It’s that time of the year when everything turns green and grows with wild abandon. Gardens are planted in hopes of an autumn bounty. Flower beds are brought back to life with tender hands that will rip out last year’s growth like a child tearing into an orange Creamsicle in 100 degree heat. Aaahh refreshing.
Then just as you lay back in your hammock. Just as you raise your feet off the ground. Just as you adjust your hat to keep the sun out of your eyes… You see them. The army is coming and it’s you against them. The weeds of summer!
I read once that this country had no tumble weeds until just a few seeds arrived on a boat from, well it doesn’t really matter where the boat was from. Suffice to say it landed on the shores of the good old USA and along with people, luggage and probably some type of livestock, goats or chickens or a few piggies, off came just a few teeny tiny tumbleweed seeds. I don’t think it is enough to say those seeds flourished. There must be another word that can be said in mixed company to portray the enthusiasm at which tumble weeds multiply. Let’s roll along.
I find myself this year in the driver’s seat to keep the weeds at bay in my yard. That’s okay, I tell myself. In the past few years I have been schooled in weed extermination 101. I feel quite capable of fighting and winning the weed war. I started with a two gallon sprayer and a concoction that was developed by my other half. I am determined to carry on his weed free yard since his passing last January. I mean he made it look so easy!
I gathered up all his left over various products and mixed up a batch in the hand sprayer earlier in April. Efficiently I sprayed here and there and there and there. But I kept up and on top of the two leafed monsters as they popped up. Then it got warm. Then it rained a little. Then the days got longer. Then the army arrived with such gusto that all of a sudden those cute little two leafed weeds have grown into full-fledged monsters.
So I put down the two gallon sprayer and moved up to the 15 gallon baby that is pulled behind my IH 674 lawn tractor. And this is what happened…
Say the secret concoction/recipe left to me has four ingredients.

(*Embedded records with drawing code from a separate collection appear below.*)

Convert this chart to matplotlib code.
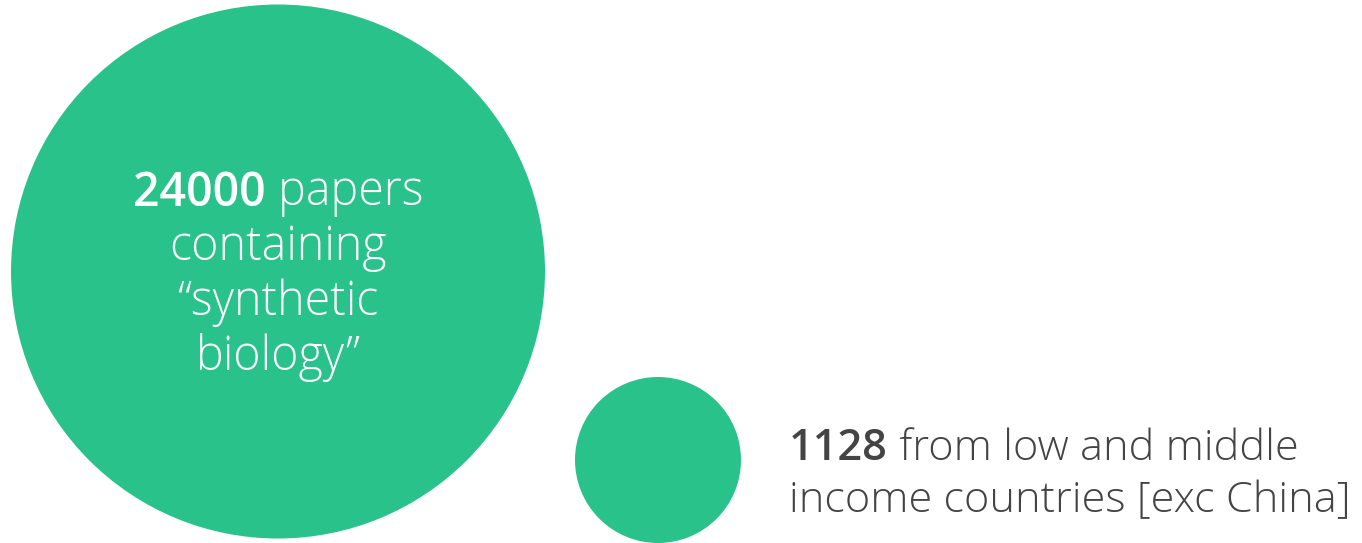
import matplotlib
matplotlib.use("Agg")
import matplotlib.pyplot as plt
from matplotlib.patches import Circle

# data
values = [24000, 1128]
bold_labels = ["24000", "1128"]
big_lines = [" papers", "containing", "\u201csynthetic", "biology\u201d"]
small_lines = [" from low and middle", "income countries [exc China]"]

GREEN = "#29c28a"
GREY = "#444444"
FONT = "Open Sans"
LIGHT = "light"

fig = plt.figure(figsize=(13.62, 5.43), dpi=100)
ax = fig.add_axes([0, 0, 1, 1])
ax.set_xlim(0, 1362)
ax.set_ylim(543, 0)
ax.set_aspect("equal")
ax.axis("off")

# circles (centre x, centre y, radius) in pixel space
circles = [(278, 271.5, 267), (658, 460, 83)]
for (cx, cy, r), v in zip(circles, values):
    ax.add_patch(Circle((cx, cy), r, color=GREEN, lw=0))

renderer = fig.canvas.get_renderer()


def width_px(s, size, weight):
    t = ax.text(0, 0, s, fontsize=size, fontweight=weight, family=FONT)
    w = t.get_window_extent(renderer).width
    t.remove()
    return w


# pick sizes so the line widths match the reference
size_big = 10 * 217 / width_px(big_lines[1], 10, LIGHT)
size_small = 10 * 560 / width_px(small_lines[1], 10, LIGHT)

# big circle text, centred
y0, step = 193, 55
wb = width_px(bold_labels[0], size_big, "semibold")
wl = width_px(big_lines[0], size_big, LIGHT)
x_start = circles[0][0] - (wb + wl) / 2
ax.text(x_start, y0, bold_labels[0], fontsize=size_big, fontweight="semibold",
        family=FONT, color="white", va="center", ha="left")
ax.text(x_start + wb, y0, big_lines[0], fontsize=size_big, fontweight=LIGHT,
        family=FONT, color="white", va="center", ha="left")
for i, line in enumerate(big_lines[1:], start=1):
    ax.text(circles[0][0], y0 + i * step, line, fontsize=size_big,
            fontweight=LIGHT, family=FONT, color="white",
            va="center", ha="center")

# small circle label, left aligned
x1, y1, step1 = 789, 449, 52
wb2 = width_px(bold_labels[1], size_small, "semibold")
ax.text(x1, y1, bold_labels[1], fontsize=size_small, fontweight="semibold",
        family=FONT, color=GREY, va="center", ha="left")
ax.text(x1 + wb2, y1, small_lines[0], fontsize=size_small, fontweight=LIGHT,
        family=FONT, color=GREY, va="center", ha="left")
ax.text(x1, y1 + step1, small_lines[1], fontsize=size_small, fontweight=LIGHT,
        family=FONT, color=GREY, va="center", ha="left")

fig.savefig("out.png", dpi=100)
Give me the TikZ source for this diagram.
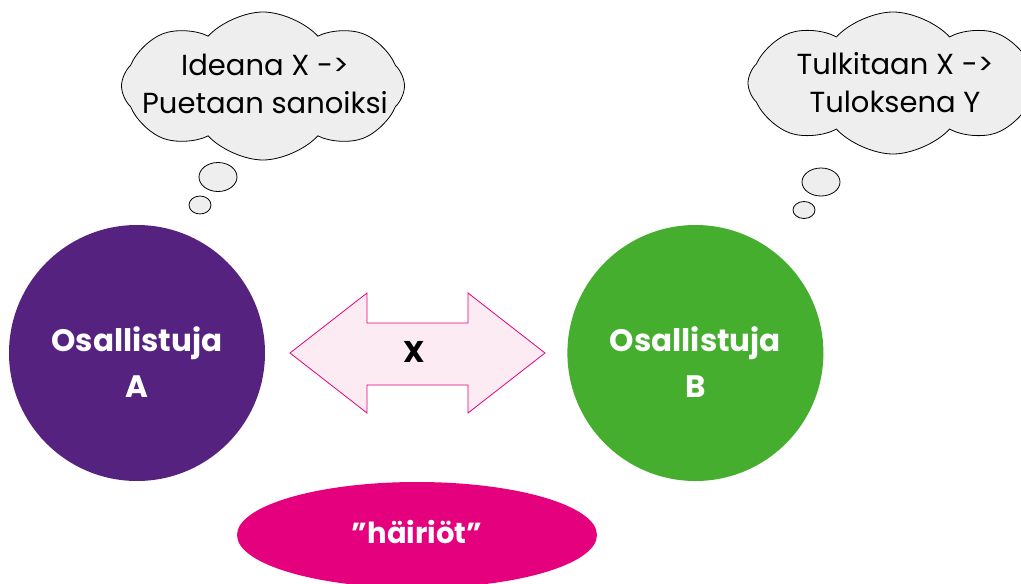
\documentclass[tikz,border=0pt]{standalone}
\usepackage{fontspec}
\setmainfont{Poppins}
\usetikzlibrary{shapes.symbols,shapes.geometric,positioning}
\definecolor{violetti}{HTML}{55237F}
\definecolor{vihrea}{HTML}{45AE2F}
\definecolor{magenta}{HTML}{E5007E}
\definecolor{vaaleapinkki}{HTML}{FCEBF3}
\definecolor{pilvi}{HTML}{EEEEEE}
\tikzset{
  %Define style for participants
  osallistuja/.style={
    circle,
    minimum size=256pt,
    inner sep=0pt},
  nimi/.style={
    text=white,
    align=center,
    font=\bfseries\fontsize{31}{46}\selectfont},
  %Define style for thought clouds
  ajatus/.style={
    cloud,
    cloud puffs=8,
    cloud puff arc=95,
    aspect=1.9,
    draw=black, thick,
    fill=pilvi,
    inner sep=0pt},
  ajatusteksti/.style={
    align=center,
    font=\fontsize{29}{38}\selectfont},
  % Define style for small bubbles
  kupla/.style={
    ellipse,
    draw=black, thick,
    fill=pilvi,
    inner sep=0pt}
}

\begin{document}
\begin{tikzpicture}[x=1pt,y=-1pt]
  \useasboundingbox (0,0) rectangle (1021,584);
  % participants
  \node[osallistuja, fill=violetti] (A) at (137,353) {};
  \node[osallistuja, fill=vihrea, right=302pt of A] (B) {};
  \node[nimi] (nimiA) at ([yshift=-9pt]A.center) {Osallistuja\\A};
  \node[nimi] (nimiB) at ([yshift=-9pt]B.center) {Osallistuja\\B};
  % message
  \draw[magenta, fill=vaaleapinkki, line width=0.8pt]
    (290,353) -- (367,293) -- (367,323) -- (468,323) -- (468,293) -- (545,353)
    -- (468,413) -- (468,385) -- (367,385) -- (367,413) -- cycle;
  \node[font=\bfseries\fontsize{30}{34}\selectfont] (viesti) at (414,352) {X};
  % noise
  \node[ellipse, fill=magenta, minimum width=360pt, minimum height=106pt,
    text=white, font=\bfseries\fontsize{29}{34}\selectfont] (hairiot) at (417,535) {};
  \node[text=white, font=\bfseries\fontsize{29}{34}\selectfont] (hairioteksti) at (417,532) {”häiriöt”};
  % thoughts
  \node[ajatus, minimum width=283pt, minimum height=148pt] (ajatusA) at (263,86) {};
  \node[ajatusteksti] (tekstiA) at (265,84) {Ideana X ->\\Puetaan sanoiksi};
  \node[kupla, minimum width=38pt, minimum height=29pt] (kA1) at (218,177) {};
  \node[kupla, minimum width=22pt, minimum height=18pt] (kA2) at (200,205) {};
  \node[ajatus, minimum width=290pt, minimum height=142pt] (ajatusB) at (893,83) {};
  \node[ajatusteksti] (tekstiB) at (895,83) {Tulkitaan X ->\\Tuloksena Y};
  \node[kupla, minimum width=38pt, minimum height=28pt] (kB1) at (821,182) {};
  \node[kupla, minimum width=22pt, minimum height=17pt] (kB2) at (804,210) {};
\end{tikzpicture}
\end{document}
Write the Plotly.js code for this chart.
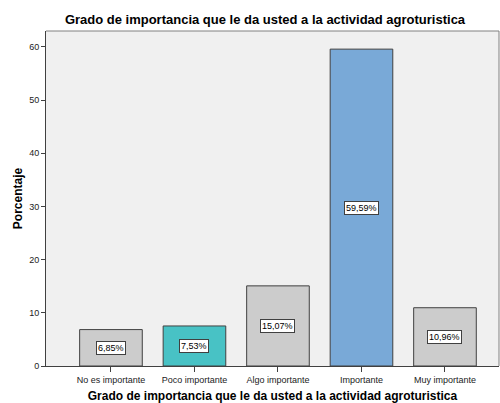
<!DOCTYPE html>
<html>
<head>
<meta charset="utf-8">
<script src="https://cdn.plot.ly/plotly-3.0.1.min.js"></script>
<style>html,body{margin:0;padding:0;background:#fff;}#chart{width:500px;height:403px;}</style>
</head>
<body>
<div id="chart"></div>
<script>
const categories = ["No es importante", "Poco importante", "Algo importante", "Importante", "Muy importante"];
const percentages = [6.85, 7.53, 15.07, 59.59, 10.96];
const valueLabels = ["6,85%", "7,53%", "15,07%", "59,59%", "10,96%"];
const barColors = ["#cccccc", "#48c2c5", "#cccccc", "#79a9d7", "#cccccc"];
const tickValues = [0, 10, 20, 30, 40, 50, 60];

const trace = {
  type: "bar",
  x: categories,
  y: percentages,
  width: 0.75,
  marker: {color: barColors, line: {color: "#404040", width: 1}},
  hoverinfo: "none"
};

const annotations = categories.map((c, i) => ({
  x: c, y: percentages[i] / 2, xref: "x", yref: "y",
  text: valueLabels[i], showarrow: false,
  font: {family: "Liberation Sans, Arial, sans-serif", size: 9, color: "#000"},
  bgcolor: "#ffffff", bordercolor: "#404040", borderwidth: 1, borderpad: 1
}));

const layout = {
  width: 500, height: 403,
  margin: {l: 46, r: 1, t: 31, b: 37},
  paper_bgcolor: "#ffffff",
  plot_bgcolor: "#f0f0f0",
  showlegend: false,
  title: {
    text: "<b>Grado de importancia que le da usted a la actividad agroturistica</b>",
    font: {family: "Liberation Sans, Arial, sans-serif", size: 13, color: "#000"},
    x: 0.53, xanchor: "center", y: 0.951, yanchor: "middle"
  },
  xaxis: {
    type: "category",
    range: [-0.778, 4.647],
    showline: true, linecolor: "#404040", linewidth: 1, mirror: false,
    ticks: "outside", ticklen: 5, tickcolor: "#404040",
    tickfont: {family: "Liberation Sans, Arial, sans-serif", size: 9, color: "#222"},
    showgrid: false, zeroline: false,
    title: {text: "<b>Grado de importancia que le da usted a la actividad agroturistica</b>",
      font: {family: "Liberation Sans, Arial, sans-serif", size: 12, color: "#000"}, standoff: 7}
  },
  yaxis: {
    range: [0, 63],
    tickvals: tickValues,
    showline: true, linecolor: "#404040", linewidth: 1, mirror: false,
    ticks: "outside", ticklen: 4, tickcolor: "#404040",
    tickfont: {family: "Liberation Sans, Arial, sans-serif", size: 9, color: "#222"},
    showgrid: false, zeroline: false,
    title: {text: "<b>Porcentaje</b>",
      font: {family: "Liberation Sans, Arial, sans-serif", size: 12, color: "#000"}, standoff: 3}
  },
  annotations: annotations,
  shapes: [
    {type: "line", xref: "paper", yref: "paper", x0: 0, x1: 1, y0: 1, y1: 1, line: {color: "#808080", width: 1}},
    {type: "line", xref: "paper", yref: "paper", x0: 1, x1: 1, y0: 0, y1: 1, line: {color: "#808080", width: 1}}
  ]
};

Plotly.newPlot("chart", [trace], layout, {displayModeBar: false, staticPlot: true});
</script>
</body>
</html>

Let’s call them W, R , V and 2. I needed to lay in new a supply of each so I off I went to purchase enough to kill every weed within my 5 acre plot of land—and a little extra. I am a girl after all and we like to have more than what is needed- just in case.
So I get to the weed killer isle and ask for some W, R, V, and 2. Oh and some pretty but VERY concentrated blue coloring to add to the sprayer so that as I spray I can see where I have been. See my attention span needs a bit of help sometimes. But that is such another story!
So the helpful weed killer guy loads me up with some W, R and 2 but they don’t carry V. However he says he has some P that will do just as good a job as V and it is like half the cost of V. Again I am a girl so I know a deal when I hear “half the cost.” So I skip the V and buy the P. Tra-la I am off to kill the weeds.
I get up at 5:30 a.m. to spray weeds, want to get it done before the wind starts. Would hate to have a gust of wind grab my spray and head it towards my Johnny Jump-ups! I mix up a batch of W, R, P and 2 and pour in some of the pretty blue colorant. I am ready to go. I start to spray and all is going well. I leave five foot wide blue paths behind me. I can almost hear the weeds of summer coughing and sputtering and yes dying. Hurray right? Then the sprayer quits. The little pump shudders on and off, on and off. The little nozzles are dripping blue stuff but the 5 foot path has dwindled down to an occasional spit. Oh c—! I must say here to my credit that I did not swear. Oh I wanted to but I didn’t. Here’s what happened.
Seems the P, the half priced stuff, didn’t like mixing with the W and R and 2. Seems the P turned the whole sprayer full of spray into a jello like mixture that the pump just couldn’t pump. Seems that is why I was supposed to pay more for the V and not get the P! Moral? Don’t put P into your sprayer!